Three-times Olivier award winner David Bedella has put together a gutsy , moving show that would grace any cabaret space. Streamed from an audience-free Crazy Coqs off Piccadilly Circus , accompanied on piano by Steve Clark, and backed by a band on iPad, he moves easily up and down his vocal range and in and out of music genres to please us at every turn.
He opens with the quick tempo of Beyond That Road , showing his rich, wide voice , setting the scene in a kind of West Side Story/Sondheim style.
Next up, I’m In A New York State of Mind is relaxed, a great demo of a lounge bar song, with its plaintive desire to travel – which we can all share right now. Too Close For Comfort is a great up tempo classic made famous by a fellow Mexican Eydie Gorme .
Life On Mars , which here is billed as a retro ballad , is a much refined version of Bowie’s hit, and One Day In Your Life gives a nod to both Johnny Mathis and Michael Jackson who both had hits with it . David’s version is deceptively simple and very effective.
After a little go at Chancellor Sunak for not supporting freelance performers , his rendition of There’s Gotta Be Something Better Than This underlines the stupidity of the Minister’s claim that show people could just re-train for some other job.

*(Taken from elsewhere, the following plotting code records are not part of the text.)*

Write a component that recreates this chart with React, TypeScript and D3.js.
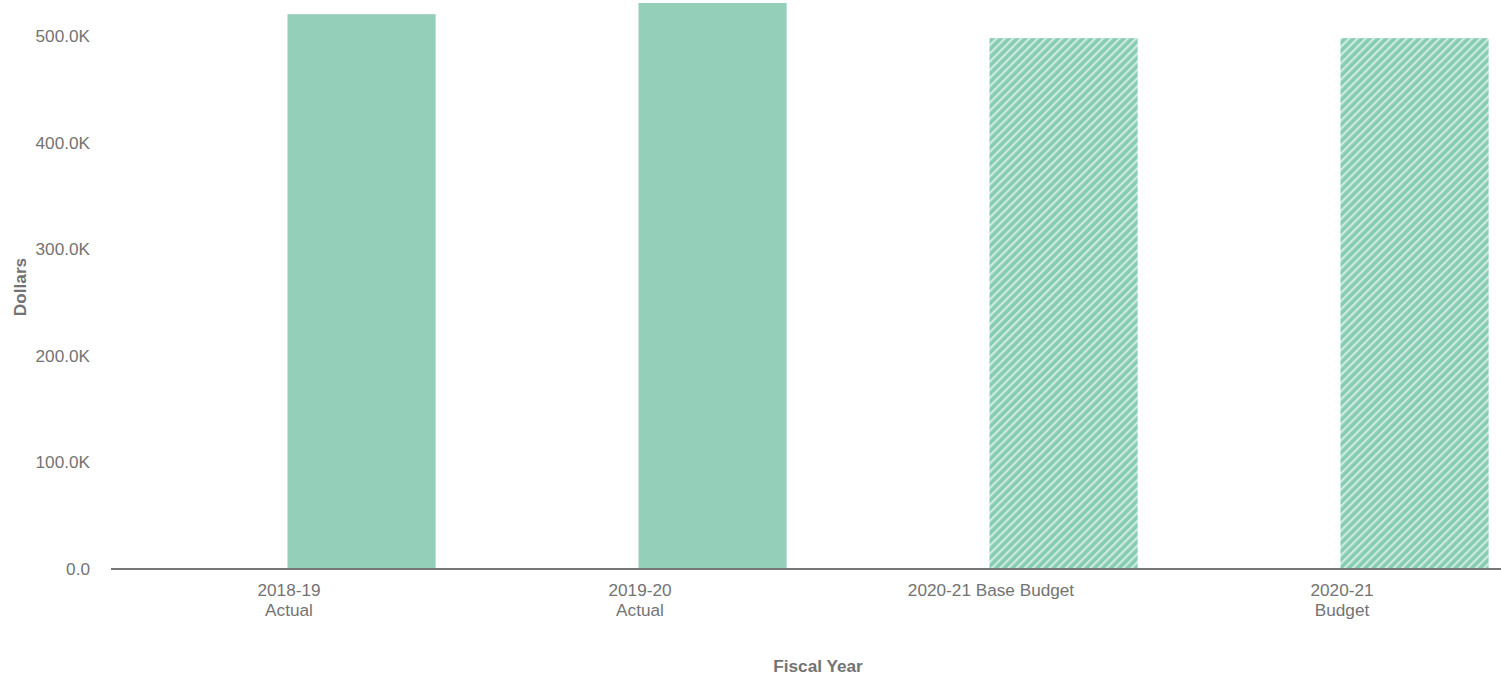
import React from "react";
import * as d3 from "d3";

const categories = ["2018-19 Actual", "2019-20 Actual", "2020-21 Base Budget", "2020-21 Budget"];
const labelLines = [["2018-19", "Actual"], ["2019-20", "Actual"], ["2020-21 Base Budget"], ["2020-21", "Budget"]];
const values = [520500, 531000, 498000, 498000];
const hatched = [false, false, true, true];
const yTicks = [0, 100000, 200000, 300000, 400000, 500000];

const W = 1501, H = 678;

export default function App() {
  const x = d3.scaleBand<string>().domain(categories).range([113.5, 1517.5]);
  const y = d3.scaleLinear().domain([0, 500000]).range([569, 36]);
  const bw = x.bandwidth() * 0.422;
  const fmt = (v: number) => (v === 0 ? "0.0" : (v / 1000).toFixed(1) + "K");
  const font = "'Liberation Sans', Arial, sans-serif";
  const fs = 17.2;
  return (
    <svg width={W} height={H} style={{ position: "absolute", left: 0, top: 0 }}>
      <defs>
        <pattern id="hatch" patternUnits="userSpaceOnUse" width={5.8} height={5.8} patternTransform="rotate(45)">
          <rect width={5.8} height={5.8} fill="#86ccb3" />
          <rect x={0} y={0} width={2.2} height={5.8} fill="#cdebe0" />
        </pattern>
      </defs>
      {categories.map((c, i) => {
        const cx = x(c)! + x.bandwidth() / 2;
        return (
          <rect key={c} x={cx - 1.5} y={y(values[i])} width={bw} height={y(0) - y(values[i])}
            fill={hatched[i] ? "url(#hatch)" : "#94cfba"} />
        );
      })}
      <line x1={111} x2={1501} y1={y(0)} y2={y(0)} stroke="#777" strokeWidth={2} />
      {yTicks.map((t) => (
        <text key={t} x={90} y={y(t) + 6} textAnchor="end" fontFamily={font} fontSize={fs} fill="#737373">{fmt(t)}</text>
      ))}
      {categories.map((c, i) => {
        const cx = x(c)! + x.bandwidth() / 2;
        return (
          <text key={c} x={cx} y={596} textAnchor="middle" fontFamily={font} fontSize={fs} fill="#737373">
            {labelLines[i].map((l, j) => (
              <tspan key={j} x={cx} dy={j === 0 ? 0 : 20}>{l}</tspan>
            ))}
          </text>
        );
      })}
      <text x={818} y={672} textAnchor="middle" fontFamily={font} fontSize={fs} fontWeight="bold" fill="#737373">Fiscal Year</text>
      <text transform="translate(26,287) rotate(-90)" textAnchor="middle" fontFamily={font} fontSize={fs} fontWeight="bold" fill="#737373">Dollars</text>
    </svg>
  );
}
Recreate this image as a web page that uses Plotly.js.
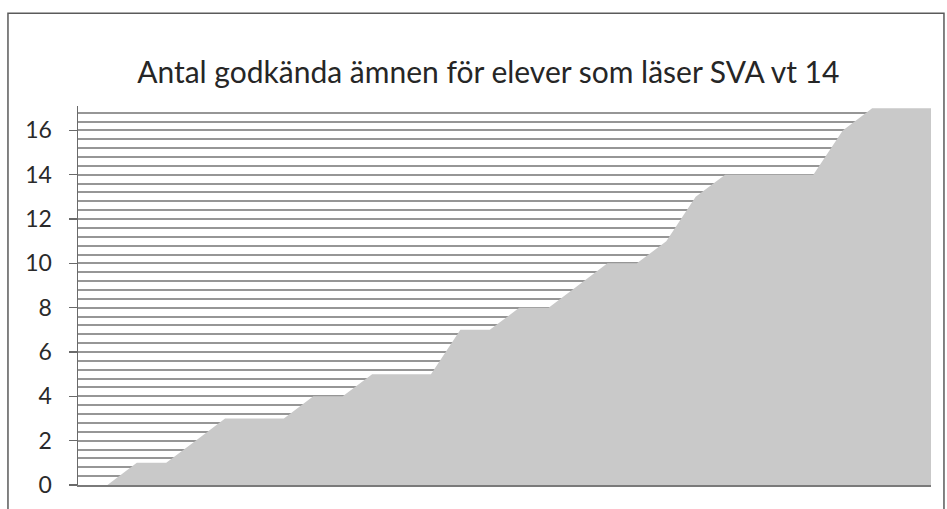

For me the highlight of the show then followed – a medley of Song On The Sand and I Won’t Send Roses as his tribute to the late Jerry Herman. It’s a warm, moving, inclusive rendition “ it’s strange what we recall; odd what we forget “ he sings.
All too soon we’re in the final section of this immaculately filmed show with Don’t Worry ‘Bout Me , which is easy listening, bluesy and thoughtful. And finally reflecting David’s strong Christian faith and commenting on the chaos that is Washington right now, Let There Be Peace On Earth is a relevant and moving end to this great night out/in.
I do hope the Crazy Coqs add the show to their archive – and I can’t wait to be in the same room as this powerhouse of cabaret.